A major concern for the Fed has been the impact of tariffs on inflation. A trade deal with China, which has resulted in a pause of higher reciprocal tariffs on Chinese imports until August 12, could alleviate some of the pressure that potential higher tariffs may have on the US economy. According to the CME FedWatch Tool, the probability of a 25-basis point (bps) rate cut in September has increased to 72%, with markets anticipating rates to fall by at least 50 bps by year-end.
While lower rates bode well for Gold, the increase in demand for equities and riskier assets may continue to weigh on bullion in the short term.
Gold remains under pressure, with prices trading below the key psychological level of $3,300, which now provides near-term resistance for the yellow metal.
Above that is the 50-day Simple Moving Average at $3,324 and the 20-day SMA near $3,356.
The Relative Strength Index (RSI) is nearing 30, a potential sign of oversold conditions.
In the bearish scenario, a sustained break below the mid-point of the April low-high move, represented by the 50% Fibonacci retracement level, provides support at $3,228. A break of which could open the door toward the $3,200 psychological handle. The 100-day SMA at $3,164 acts as a deeper support level.
Gold daily chart
On the other hand, the bullish scenario would require a decisive recovery above the 20-day SMA, potentially reigniting upside momentum toward the $3,400 and $3,452 resistance levels. Until such a move materializes, Gold may remain vulnerable to deeper retracements within its broader consolidation pattern.
Gold has played a key role in human’s history as it has been widely used as a store of value and medium of exchange. Currently, apart from its shine and usage for jewelry, the precious metal is widely seen as a safe-haven asset, meaning that it is considered a good investment during turbulent times. Gold is also widely seen as a hedge against inflation and against depreciating currencies as it doesn’t rely on any specific issuer or government.
Central banks are the biggest Gold holders. In their aim to support their currencies in turbulent times, central banks tend to diversify their reserves and buy Gold to improve the perceived strength of the economy and the currency. High Gold reserves can be a source of trust for a country’s solvency. Central banks added 1,136 tonnes of Gold worth around $70 billion to their reserves in 2022, according to data from the World Gold Council. This is the highest yearly purchase since records began. Central banks from emerging economies such as China, India and Turkey are quickly increasing their Gold reserves.

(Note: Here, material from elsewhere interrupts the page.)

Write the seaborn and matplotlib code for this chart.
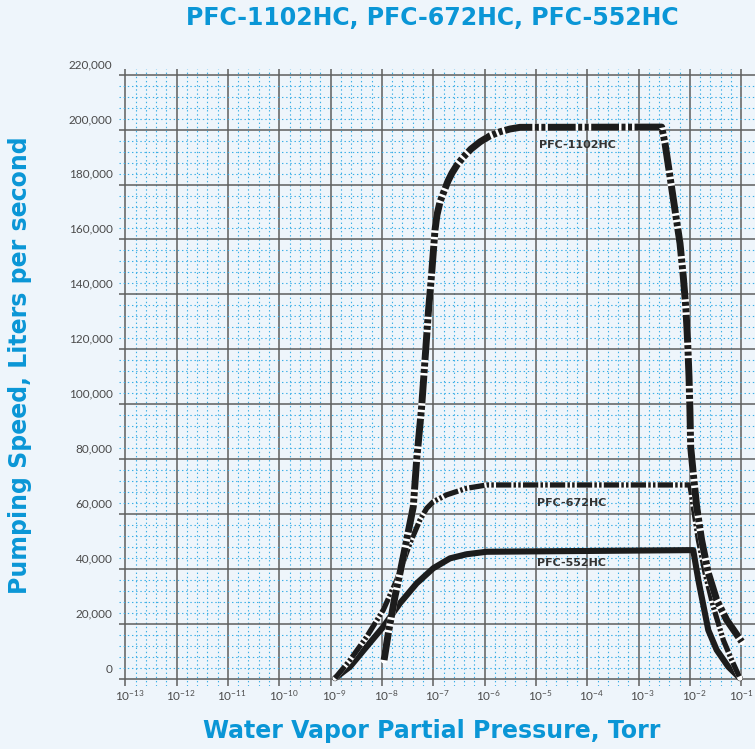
import numpy as np
import pandas as pd
import seaborn as sns
import matplotlib.pyplot as plt
import matplotlib.transforms as mtransforms
from matplotlib.ticker import FixedLocator, FuncFormatter, LogFormatterMathtext

# pressure (Torr) / pumping speed (l/s)
p1102 = [1.10e-8, 1.33e-8, 1.79e-8, 2.25e-8, 3.03e-8, 4.08e-8, 4.75e-8, 5.94e-8, 6.90e-8,
         8.00e-8, 9.31e-8, 1.08e-7, 1.18e-7, 1.35e-7, 1.57e-7, 1.94e-7, 2.32e-7, 2.90e-7,
         3.85e-7, 5.43e-7, 8.13e-7, 1.27e-6, 2.0e-6, 3.13e-6, 4.89e-6,
         2.82e-3, 3.27e-3, 4.09e-3, 5.12e-3, 6.41e-3, 7.43e-3, 8.38e-3, 9.06e-3, 9.60e-3,
         1.00e-2, 1.035e-2, 1.16e-2, 1.355e-2, 1.69e-2, 2.28e-2, 3.32e-2, 5.20e-2, 1.02e-1]
s1102 = [7000, 16700, 30000, 38700, 50700, 62800, 79800, 99200, 116200,
         133200, 147700, 163400, 168900, 173600, 176900, 181300, 184200, 187100,
         190000, 192900, 195500, 197700, 199200, 200200, 200800,
         200900, 195000, 182900, 170700, 158600, 146500, 134400, 122200, 110100,
         98000, 84600, 75000, 62800, 50700, 38700, 28900, 21600, 13700]

p672 = [1.22e-9, 2.39e-9, 5.05e-9, 1.06e-8, 1.94e-8, 3.52e-8, 5.51e-8, 7.45e-8, 1.0e-7,
        1.82e-7, 4.48e-7, 1.10e-6, 1.0e-2, 1.16e-2, 1.46e-2, 1.97e-2, 2.85e-2, 4.47e-2,
        6.52e-2, 9.44e-2]
s672 = [400, 7000, 15500, 25200, 36100, 49500, 58000, 62200, 64600,
        67100, 69500, 70700, 70700, 62800, 50700, 38700, 26400, 14300,
        7000, 400]

p552 = [1.22e-9, 2.39e-9, 5.05e-9, 1.06e-8, 2.25e-8, 4.75e-8, 1.0e-7, 2.12e-7, 4.48e-7,
        1.10e-6, 1.16e-2, 1.46e-2, 2.28e-2, 3.32e-2, 5.58e-2, 9.44e-2]
s552 = [400, 4600, 11900, 19100, 27700, 34900, 40400, 44000, 45500,
        46400, 47000, 36100, 17900, 10700, 4600, 400]

yticks = list(range(0, 220001, 20000))
xdecades = list(range(-13, 0))

bg = '#eef5fb'
blue = '#0a96d6'

sns.set_style('white')
plt.rcParams['font.family'] = ['Lato', 'DejaVu Sans']
plt.rcParams['mathtext.fontset'] = 'custom'
plt.rcParams['mathtext.rm'] = 'Lato'
plt.rcParams['mathtext.it'] = 'Lato:italic'
plt.rcParams['mathtext.bf'] = 'Lato:bold'
plt.rcParams['lines.scale_dashes'] = False

fig = plt.figure(figsize=(7.55, 7.49), dpi=100, facecolor=bg)
ax = fig.add_axes([0.158, 0.0841, 0.842, 0.8238])
ax.set_facecolor(bg)
ax.set_xscale('log')

df1 = pd.DataFrame({'p': p1102, 's': s1102})
df2 = pd.DataFrame({'p': p672, 's': s672})
df3 = pd.DataFrame({'p': p552, 's': s552})

sns.lineplot(data=df3, x='p', y='s', ax=ax, color='#1c1c1c', lw=4.4,
             estimator=None, sort=False, clip_on=False, zorder=3)
sns.lineplot(data=df2, x='p', y='s', ax=ax, color='white', lw=3.8,
             estimator=None, sort=False, clip_on=False, zorder=4)
sns.lineplot(data=df2, x='p', y='s', ax=ax, color='#1c1c1c', lw=3.8,
             linestyle=(0, (11, 1.6, 1.8, 1.6, 1.8, 1.6)),
             estimator=None, sort=False, clip_on=False, zorder=5)
sns.lineplot(data=df1, x='p', y='s', ax=ax, color='white', lw=5.0,
             estimator=None, sort=False, clip_on=False, zorder=6)
sns.lineplot(data=df1, x='p', y='s', ax=ax, color='#1c1c1c', lw=5.0,
             linestyle=(0, (20, 1.8, 2.9, 1.8, 2.9, 1.8)),
             estimator=None, sort=False, clip_on=False, zorder=7)

ax.set_xlim(10 ** -13.117, 10 ** -0.732)
ax.set_ylim(-2440, 222030)

ax.xaxis.set_major_locator(FixedLocator([10.0 ** k for k in xdecades]))
ax.xaxis.set_minor_locator(FixedLocator([10.0 ** (k + j / 5) for k in xdecades[:-1] for j in range(1, 5)]))
ax.xaxis.set_major_formatter(LogFormatterMathtext())
ax.yaxis.set_major_locator(FixedLocator(yticks))
ax.yaxis.set_minor_locator(FixedLocator([v for v in range(0, 220001, 4000) if v % 20000]))
ax.yaxis.set_major_formatter(FuncFormatter(lambda v, pos: f'{int(v):,}'))

ax.grid(which='major', color='#5e5e5e', lw=1.1)
ax.grid(which='minor', color='#3aaee6', lw=0.8, linestyle=(0, (1.0, 2.0)))
ax.set_axisbelow(True)
for sp in ax.spines.values():
    sp.set_visible(False)
ax.tick_params(which='both', length=0)
ax.tick_params(axis='y', labelsize=8.5, labelcolor='#4a4a4a', pad=4.8)
ax.tick_params(axis='x', labelsize=8.5, labelcolor='#4a4a4a', pad=1.5)
ax.set_xlabel('')
ax.set_ylabel('')

yoff = mtransforms.ScaledTranslation(0, 8 / 72, fig.dpi_scale_trans)
for lab in ax.get_yticklabels():
    lab.set_transform(lab.get_transform() + yoff)
xoff = mtransforms.ScaledTranslation(3 / 72, 0, fig.dpi_scale_trans)
for lab in ax.get_xticklabels()[:-1]:
    lab.set_transform(lab.get_transform() + xoff)

lab_kw = dict(ha='center', va='center', fontsize=8, fontweight='bold', color='#333333',
              family='DejaVu Sans', zorder=8)
ax.text(10 ** -4.19, 194400, 'PFC-1102HC', **lab_kw)
ax.text(10 ** -4.30, 64100, 'PFC-672HC', **lab_kw)
ax.text(10 ** -4.30, 42300, 'PFC-552HC', **lab_kw)

big = dict(ha='center', va='center', fontsize=17, fontweight='bold', color=blue, family='DejaVu Sans')
fig.text(432 / 755, 1 - 18 / 749, 'PFC-1102HC, PFC-672HC, PFC-552HC', **big)
fig.text(432 / 755, 1 - 731 / 749, 'Water Vapor Partial Pressure, Torr', **big)
fig.text(20 / 755, 1 - 365 / 749, 'Pumping Speed, Liters per second', rotation=90, **big)

fig.savefig('out.png', dpi=100, facecolor=bg)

Gold has an inverse correlation with the US Dollar and US Treasuries, which are both major reserve and safe-haven assets. When the Dollar depreciates, Gold tends to rise, enabling investors and central banks to diversify their assets in turbulent times. Gold is also inversely correlated with risk assets. A rally in the stock market tends to weaken Gold price, while sell-offs in riskier markets tend to favor the precious metal.
The price can move due to a wide range of factors. Geopolitical instability or fears of a deep recession can quickly make Gold price escalate due to its safe-haven status. As a yield-less asset, Gold tends to rise with lower interest rates, while higher cost of money usually weighs down on the yellow metal. Still, most moves depend on how the US Dollar (USD) behaves as the asset is priced in dollars (XAU/USD). A strong Dollar tends to keep the price of Gold controlled, whereas a weaker Dollar is likely to push Gold prices up.